« La vie toute tracée que l’on est tous censés vivre de la même manière […] Je ne comprends pas pourquoi c’est immuable ». Ces paroles que Dovydas confie à Elena traduisent le sentiment d’étouffement face à une existence normative et résument à elles seules le cœur de l’ambition de Slow : proposer une représentation alternative de faire corps avec le monde. Marija Kavtaradze articule cette entreprise autour de la question des relations intimes en décentrant les normes sexuelles pour mettre en lumière l’asexualité, souvent invisibilisée. Ces enjeux se manifestent à travers le récit de la relation naissante entre Elena et Dovydas, dont l’asexualité les conduit à explorer de nouvelles formes d’intimité.
Si Slow s’attache à expliquer avec pédagogie ce qu’est l’asexualité, il ne s’engage pourtant pas dans les sillons des enjeux politiques que les thématiques sur l’identité sexuelle recouvrent à notre ère. L’asexualité de Dovydas est ici plutôt vectrice de questionnements sur la dualité qui s’opère entre le corps et la pensée : comment exprimer l’attirance amoureuse autrement que par la sexualité ? Une question signifiante pour nos deux protagonistes dont les métiers — danseuse et interprète de la langue des signes — traduisent par l’expressivité du corps ce que la parole ne peut véhiculer. Cette symbolique ouvre alors une brèche de résonance à Marija Kavtaradze pour nous montrer comment le cinéma parvient à incarner ce monde invisible à travers des corps filmés, de la même manière que la danse et l’interprétariat.

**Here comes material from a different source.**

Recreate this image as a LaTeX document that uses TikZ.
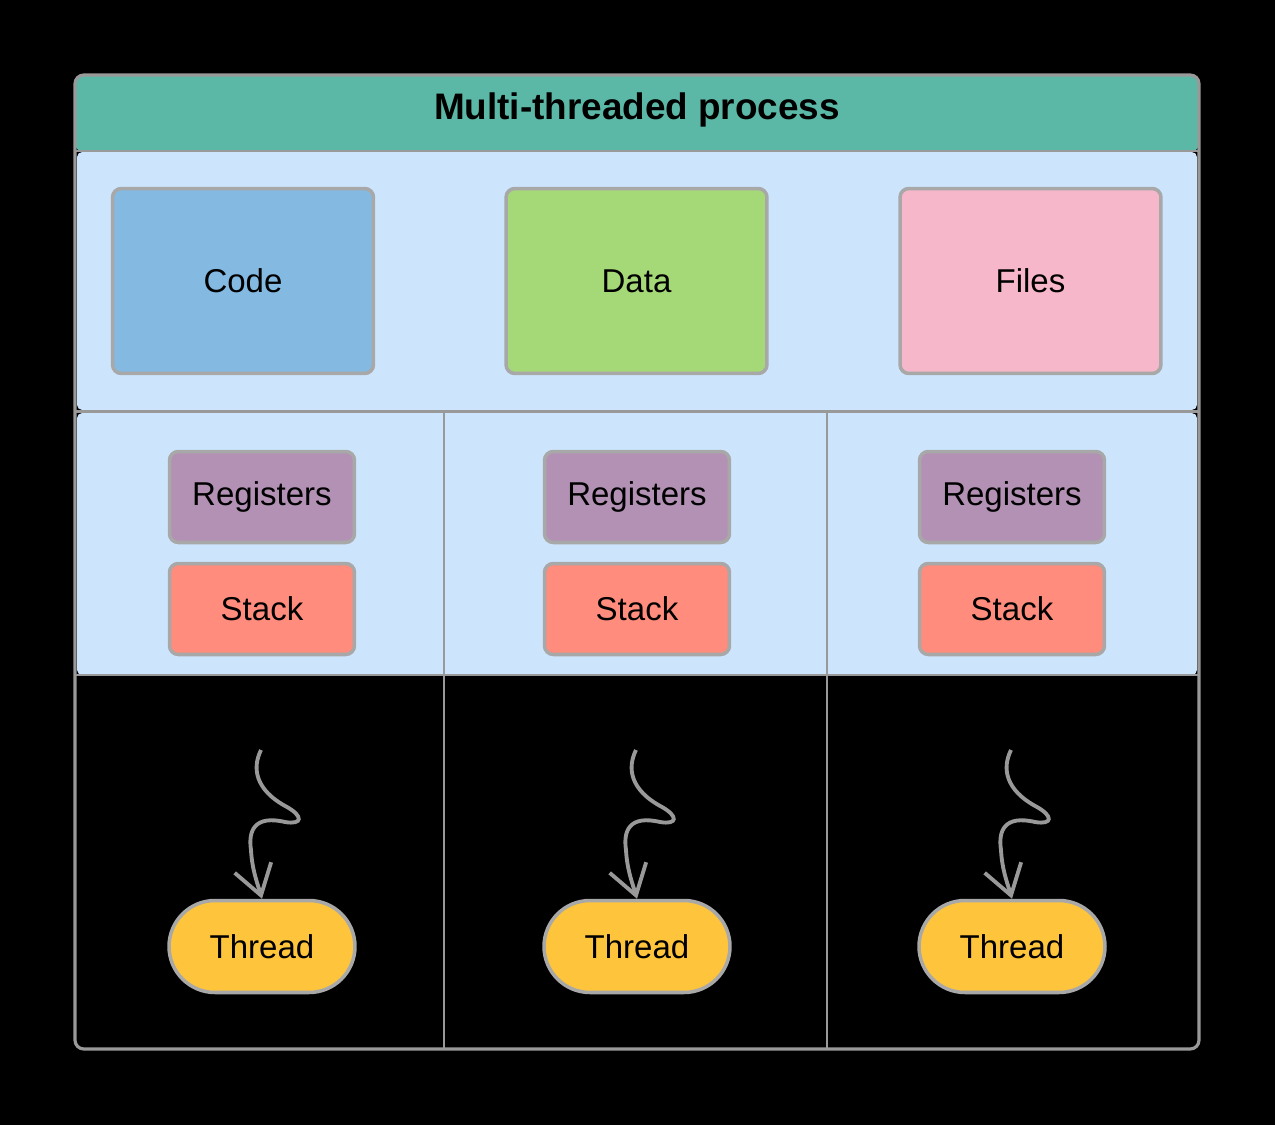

Le cinéma a ainsi souvent montré les relations intimes en mettant en scène la sexualité, que ce soit par le biais de métaphores ou de représentations explicites. Mais que se passe-t-il lorsque l’un des personnages est dénué d’attirance sexuelle ? Comment alors représenter l’intimité en dehors de la norme sexuelle dominante ? C’est précisément ce que Slow interroge, en proposant notamment d’autres biais de représentation, comme une attention particulière portée à la peau à travers de nombreux plans rapprochés. Marija Kavtaradze a fait le choix judicieux de tourner à la pellicule 16mm. La texture du grain de l’analogique confère une dimension organique à la peau, laissant place aux imperfections et aux cicatrices, c’est-à-dire à l’intimité des personnages. En effet, voir d’aussi près la peau d’un personnage ouvre une voie directe à son intimité et à ses émotions. Slow privilégie ainsi une approche de l’image où chaque soubresaut et respiration comptent, invitant à imaginer un cinéma attentif — et, espérons-le, plus divers dans ses représentations.